Not someday, but next week
When I first started this blog, I did not allow myself to plan.
I knew that if I stopped to plan, I would psyche myself out. Instead, I just started writing.
There was something soothing about the fact that each thing I posted here was meant to be a discrete piece of writing, on one topic, with a beginning, middle, and end. I didn’t have to figure out how they all fit together.
In fact, that was going to be the point of writing. Once I had ten or twenty or a hundred posts, I would (hopefully) be able to see some common threads running through.
That’s exactly what happened. And it’s still soothing to write and post these short, discrete pieces without having to link them all up.
I don’t have to come up with a master plan. I’m doing the work and letting that plan evolve into being.
I am not anti-planning the way I used to be. I do favor spontaneity in many aspects of life, and generally I prefer to prepare thoroughly as opposed to creating lesson plans, itineraries, and schedules I have to commit to. But planning can be an essential part of such preparation, and it has deep benefits.
Planning can lead to strategic action in which minimal effort is wasted and maximum results are gained.
However, planning can also be a place to hide. You can plan and plan and never actually do the thing.
To avoid this, we need to include short timescales in our plan. What will happen today, this week, and next week? Let’s bring it forward. We can’t plan for someday — we have to make the work real and present.
When we’re thinking about what we’re going to make happen now, we are forced to consider our present skills. We realize that we are setting ourselves up for failure if we include skills we don’t already have without also creating a plan to acquire them. Making the plan doable today with what we have, makes it much more likely that we’ll actually be able to follow through on the plan.
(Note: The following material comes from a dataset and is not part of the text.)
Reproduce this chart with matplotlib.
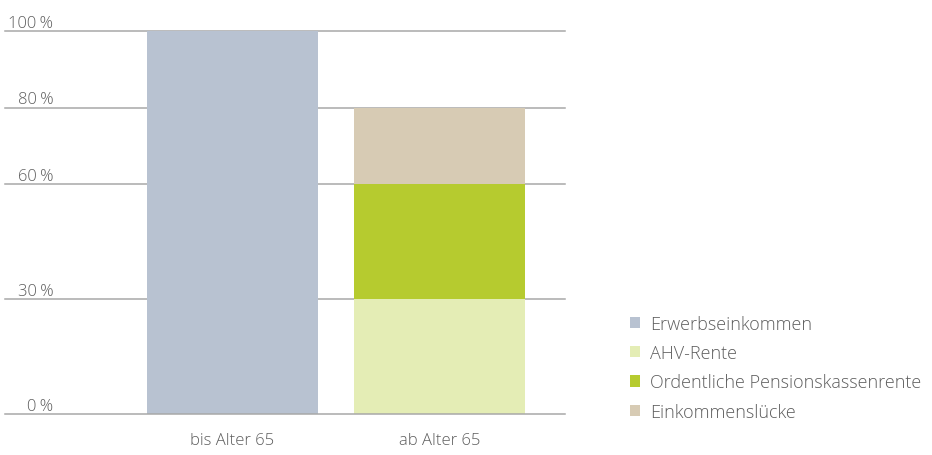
import matplotlib
matplotlib.use("Agg")
import matplotlib.pyplot as plt
from matplotlib.patches import Patch
from matplotlib.transforms import blended_transform_factory

plt.rcParams['font.family'] = ['Open Sans', 'DejaVu Sans']

categories = ["bis Alter 65", "ab Alter 65"]
series_names = ["Erwerbseinkommen", "AHV-Rente", "Ordentliche Pensionskassenrente", "Einkommenslücke"]
erwerb = [100, 0]
ahv = [0, 30]
pk = [0, 30]
luecke = [0, 20]
yticks = [0, 30, 60, 80, 100]
ytick_labels = ["0\u2009%", "30\u2009%", "60\u2009%", "80\u2009%", "100\u2009%"]

colors = ["#b8c2d1", "#e4edb5", "#b6cb2f", "#d7cbb4"]
text_color = "#5e5e5e"
grid_color = "#a8a8a8"

W, H = 932, 456
fig = plt.figure(figsize=(W / 100, H / 100), dpi=100)
ax_left, ax_right = 5, 565
ax_bottom, ax_top = 415, 32
ax = fig.add_axes([ax_left / W, (H - ax_bottom) / H, (ax_right - ax_left) / W, (ax_bottom - ax_top) / H])

x = list(range(len(categories)))
bw = 0.826
bottoms = [0] * len(categories)
for vals, col in zip([erwerb, ahv, pk, luecke], colors):
    ax.bar(x, vals, bw, bottom=bottoms, color=col, zorder=2, linewidth=0)
    bottoms = [b + v for b, v in zip(bottoms, vals)]

ax.set_xlim(-1.099, 1.606)
ax.set_ylim(0, 100)
for t in yticks:
    ax.axhline(t, color=grid_color, lw=1.1, zorder=1 if t else 3, clip_on=False)

for s in ax.spines.values():
    s.set_visible(False)
ax.set_yticks([])
ax.set_xticks(x)
ax.set_xticklabels(categories, fontsize=12, color=text_color, fontweight='light')
ax.tick_params(axis='x', length=0, pad=13)

trans = blended_transform_factory(fig.transFigure, ax.transData)
for t, lab in zip(yticks, ytick_labels):
    ax.text(53.5 / W, t + 0.1, lab, transform=trans, ha='right', va='bottom', fontsize=12,
            color=text_color, fontweight='light')

handles = [Patch(facecolor=c, edgecolor='none') for c in colors]
leg = fig.legend(handles, series_names, loc='upper left', bbox_to_anchor=(630 / W, 1 - 316 / H),
                 frameon=False, fontsize=13, handlelength=0.58, handleheight=0.58,
                 handletextpad=0.55, labelspacing=0.62, borderaxespad=0, borderpad=0)
for t in leg.get_texts():
    t.set_color(text_color)
    t.set_fontweight('light')

fig.savefig("out.png", dpi=100)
Another benefit of a plan that begins today is that we accelerate any identity shifts that are necessary. A writer writes. A musician makes music. A director directs. Whatever would be required of us in this “someday” plan is now required of us right now, and we can face our resistance head on instead of deferring it forever.
A lot of this “someday” stuff is baked into our culture. As a music educator, how often did I hear about how this or that kid was “going to be a great musician someday”? I always wanted to point out that the kid was a musician now. A child’s musicianship is undermined by a focus on the unknown future. Instead, we can honor and cultivate their current skills. We can appreciate and respect who they are as a musician today.
People love to hear about big dreams and big changes. Tell everyone you know on Facebook that you’re quitting your job to start a new business, and the algorithm will rocket that post straight to the top of everyone’s news feed (it works best if you include a picture of yourself smiling).
Tell them that you’re testing a handful of different ideas, and you’re not exactly sure which one you’ll go with yet? Share a website with one blog post on it? Boring. You’ll get ten likes on that one (as long as you don’t link to the blog post — then you’ll get three). that news is too mundane for anyone to get excited about.
And yet, this is where we begin. When you follow the lofty “someday” plan all the way back to the first actions you have to take, they are not and should not be glamorous. That’s what makes them doable. And that’s what will make you successful in doing them and moving on to the next thing.
If you’ve got a big dream, beautiful. How do we make it into a series of smaller ones that can ultimately lead you there? What can you do with the skills and knowledge you have today to make the first “smaller dream” happen by the end of next week?
Nobody’s going to be watching or cheering you on. Nobody will be impressed. Good. Enjoy that freedom. Use it. Do the work, and watch yourself and your project change and grow slowly and unremarkably. Congratulations — you’re doing it, day by day.